Data extract:

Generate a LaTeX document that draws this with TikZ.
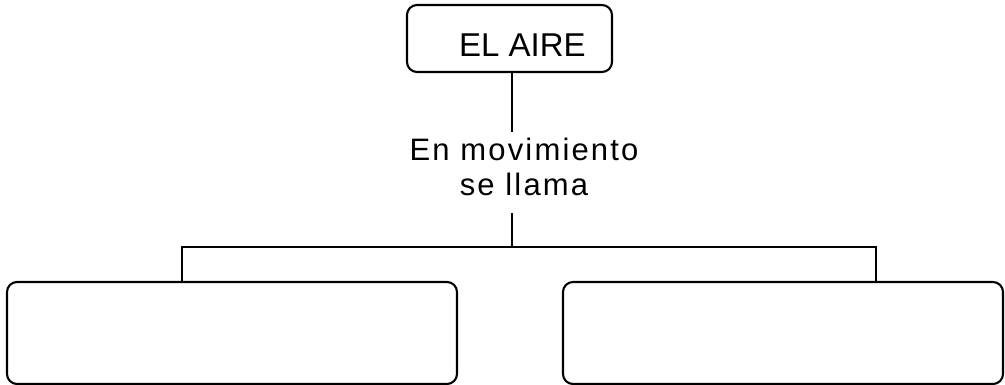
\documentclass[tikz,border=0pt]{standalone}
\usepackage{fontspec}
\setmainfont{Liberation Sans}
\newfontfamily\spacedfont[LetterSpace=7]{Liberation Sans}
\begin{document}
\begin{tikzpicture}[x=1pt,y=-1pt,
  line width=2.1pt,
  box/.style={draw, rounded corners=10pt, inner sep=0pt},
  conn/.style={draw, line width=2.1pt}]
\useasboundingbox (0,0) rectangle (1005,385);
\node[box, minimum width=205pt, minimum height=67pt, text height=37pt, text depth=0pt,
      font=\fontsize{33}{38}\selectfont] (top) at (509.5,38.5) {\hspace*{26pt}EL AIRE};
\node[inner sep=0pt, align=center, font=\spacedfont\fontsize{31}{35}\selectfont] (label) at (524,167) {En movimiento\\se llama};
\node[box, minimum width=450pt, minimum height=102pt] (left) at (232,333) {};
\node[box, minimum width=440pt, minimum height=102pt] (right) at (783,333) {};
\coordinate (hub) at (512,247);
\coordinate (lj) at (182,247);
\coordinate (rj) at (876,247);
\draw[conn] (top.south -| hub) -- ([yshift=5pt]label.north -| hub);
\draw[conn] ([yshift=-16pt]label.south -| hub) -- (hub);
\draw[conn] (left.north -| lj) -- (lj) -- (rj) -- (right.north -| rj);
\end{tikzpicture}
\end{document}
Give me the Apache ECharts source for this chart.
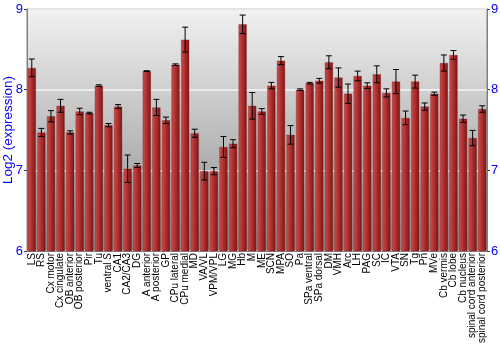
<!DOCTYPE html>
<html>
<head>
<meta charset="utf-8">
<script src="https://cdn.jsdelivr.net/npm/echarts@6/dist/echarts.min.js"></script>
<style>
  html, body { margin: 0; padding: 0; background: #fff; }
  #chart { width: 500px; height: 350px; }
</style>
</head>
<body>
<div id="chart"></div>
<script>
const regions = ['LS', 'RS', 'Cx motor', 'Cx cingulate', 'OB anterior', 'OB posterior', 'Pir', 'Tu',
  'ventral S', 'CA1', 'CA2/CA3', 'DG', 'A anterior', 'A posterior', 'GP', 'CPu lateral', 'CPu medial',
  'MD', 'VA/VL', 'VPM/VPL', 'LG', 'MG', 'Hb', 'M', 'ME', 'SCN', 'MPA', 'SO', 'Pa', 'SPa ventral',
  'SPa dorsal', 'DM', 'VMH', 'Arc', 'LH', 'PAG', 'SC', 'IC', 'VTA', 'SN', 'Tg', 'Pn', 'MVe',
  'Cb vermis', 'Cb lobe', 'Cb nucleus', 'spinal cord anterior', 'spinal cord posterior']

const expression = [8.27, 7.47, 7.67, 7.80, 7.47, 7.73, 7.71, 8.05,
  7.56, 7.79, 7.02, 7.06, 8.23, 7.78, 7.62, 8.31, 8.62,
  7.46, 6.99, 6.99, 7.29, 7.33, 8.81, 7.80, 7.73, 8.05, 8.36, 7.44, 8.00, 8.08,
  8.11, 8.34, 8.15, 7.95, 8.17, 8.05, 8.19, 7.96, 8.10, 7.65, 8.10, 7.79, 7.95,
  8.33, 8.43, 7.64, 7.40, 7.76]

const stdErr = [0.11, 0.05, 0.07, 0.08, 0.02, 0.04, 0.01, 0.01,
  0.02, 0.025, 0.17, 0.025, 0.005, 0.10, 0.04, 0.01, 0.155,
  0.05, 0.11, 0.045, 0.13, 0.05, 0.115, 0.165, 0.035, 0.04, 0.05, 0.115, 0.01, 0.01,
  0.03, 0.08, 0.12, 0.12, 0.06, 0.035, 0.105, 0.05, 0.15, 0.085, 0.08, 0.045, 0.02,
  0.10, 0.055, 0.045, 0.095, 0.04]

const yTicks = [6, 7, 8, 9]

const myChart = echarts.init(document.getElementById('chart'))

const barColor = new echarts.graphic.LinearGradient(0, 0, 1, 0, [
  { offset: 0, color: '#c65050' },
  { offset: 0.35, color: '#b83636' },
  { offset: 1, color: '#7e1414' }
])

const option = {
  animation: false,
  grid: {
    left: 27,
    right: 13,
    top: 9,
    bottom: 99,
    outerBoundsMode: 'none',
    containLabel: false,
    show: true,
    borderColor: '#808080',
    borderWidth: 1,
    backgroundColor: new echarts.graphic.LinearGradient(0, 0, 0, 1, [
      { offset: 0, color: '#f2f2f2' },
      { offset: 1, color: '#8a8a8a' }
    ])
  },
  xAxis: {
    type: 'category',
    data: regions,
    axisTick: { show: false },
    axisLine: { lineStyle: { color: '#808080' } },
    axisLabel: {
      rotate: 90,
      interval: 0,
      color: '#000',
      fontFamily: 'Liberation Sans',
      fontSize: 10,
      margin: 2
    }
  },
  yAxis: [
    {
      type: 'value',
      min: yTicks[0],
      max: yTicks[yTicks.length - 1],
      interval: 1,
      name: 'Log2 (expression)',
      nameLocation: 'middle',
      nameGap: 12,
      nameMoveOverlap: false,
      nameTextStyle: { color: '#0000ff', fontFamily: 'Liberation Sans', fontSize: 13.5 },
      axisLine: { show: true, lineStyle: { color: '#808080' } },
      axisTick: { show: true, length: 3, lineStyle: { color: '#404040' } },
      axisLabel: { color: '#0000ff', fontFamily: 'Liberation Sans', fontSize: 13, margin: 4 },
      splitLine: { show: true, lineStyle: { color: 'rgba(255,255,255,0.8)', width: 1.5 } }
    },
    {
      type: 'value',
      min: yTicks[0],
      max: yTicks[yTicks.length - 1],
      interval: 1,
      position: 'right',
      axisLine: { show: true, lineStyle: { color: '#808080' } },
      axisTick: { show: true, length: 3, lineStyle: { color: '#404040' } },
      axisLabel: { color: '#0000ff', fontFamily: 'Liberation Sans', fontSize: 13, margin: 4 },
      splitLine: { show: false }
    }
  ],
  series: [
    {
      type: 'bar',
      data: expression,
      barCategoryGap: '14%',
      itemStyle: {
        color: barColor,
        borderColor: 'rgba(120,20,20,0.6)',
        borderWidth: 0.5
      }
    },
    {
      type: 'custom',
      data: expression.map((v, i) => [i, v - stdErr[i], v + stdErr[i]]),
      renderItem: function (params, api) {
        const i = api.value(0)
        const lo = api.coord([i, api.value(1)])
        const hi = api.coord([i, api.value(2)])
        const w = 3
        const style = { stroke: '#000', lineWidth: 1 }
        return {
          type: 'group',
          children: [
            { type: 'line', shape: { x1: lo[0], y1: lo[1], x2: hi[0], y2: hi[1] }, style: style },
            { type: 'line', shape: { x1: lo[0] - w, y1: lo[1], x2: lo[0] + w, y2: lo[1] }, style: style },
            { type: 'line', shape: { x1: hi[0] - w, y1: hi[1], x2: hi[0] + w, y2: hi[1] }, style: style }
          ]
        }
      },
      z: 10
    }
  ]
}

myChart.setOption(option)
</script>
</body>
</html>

Directions: Check each line above for the word "this" and copy the ones that have it.

Task answer:
Generate a LaTeX document that draws this with TikZ.
Give me the Apache ECharts source for this chart.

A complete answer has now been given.